Еще больше ее тревожат долгосрочные последствия конфликта для всей Украины. “Я всегда говорю, что душевное здоровье ветеранов зависит от каждого из нас. Не ветеран должен интегрироваться, а общество должно меняться вместе с ним. С ними надо обходиться как можно мягче. И любыми способами убеждать, что они герои. Многим же кажется, что они сделали недостаточно. А некоторых переживают, как это они живы, а их товарищи по оружию мертвы”, — говорит она.
Я вспомнил разговор накануне с Андреем Ставницером, одним из самых известных бизнесменов Украины, который основал реабилитационный центр Superhumans (“Сверхлюди”) для потерявших конечности. Он считает, что пропасть между теми, кто воевал и не воевал, ширится. “Те, кто не воевали, мучаются колоссальным чувством вины, — сказал он. —Это главная болевая точка в обществе, и она сохранится еще долгие годы”. Его тревожит и то, что вернувшиеся солдаты могут напрочь разочароваться в политике — как это было с воинами-афганцами.
Возницына в целом согласна. “Вы ведь не видите фронта, — сказала она. — Это большая проблема. Я даже не знаю, что ответить”.
Она замолкает, когда из-за столика на другом конце кафе, где мы сидим, раздается радостный возглас: “С днем рождения!”. “Одни мужчины говорят: мы воюем, чтобы вы могли жить нормальной жизнью. Но при этом солдаты понимают, что многие не жертвуют средств, не занимаются волонтерством и никакого отношения к боевым действиям в принципе не имеют”, — сказала она. По окончании войны будет очень важно почтить память всех погибших, сказала она. “Кроме того, в каждом министерстве должна быть своя политика по ветеранам. Я очень надеюсь, что это сработает”, — заключила она.

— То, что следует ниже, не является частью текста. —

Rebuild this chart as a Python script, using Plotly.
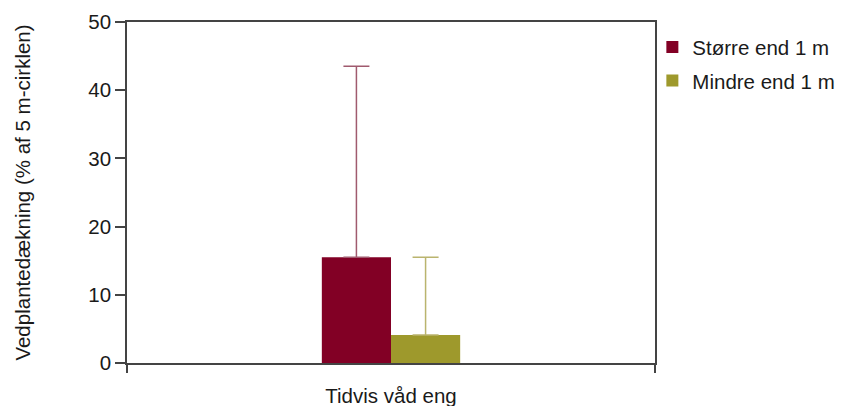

Несколько часов спустя мы общались с Александром Михедом, выдающимся писателем и автором двух захватывающих эссе для The Financial Times. Мы обсуждаем выдающиеся достижения Украины — как стоически она переносит все ужасы этого конфликта, ее решимость следовать выбранному курсу, формирование нового украинского самосознания и что готовят предстоящие месяцы и годы. Вокруг нас десятки людей обедают и пьют пиво на солнце. “Это все иллюзия, — сказал Михед, махнув рукой в сторону идиллической сцены. — Каждый здесь кого-то да потерял на фронте”.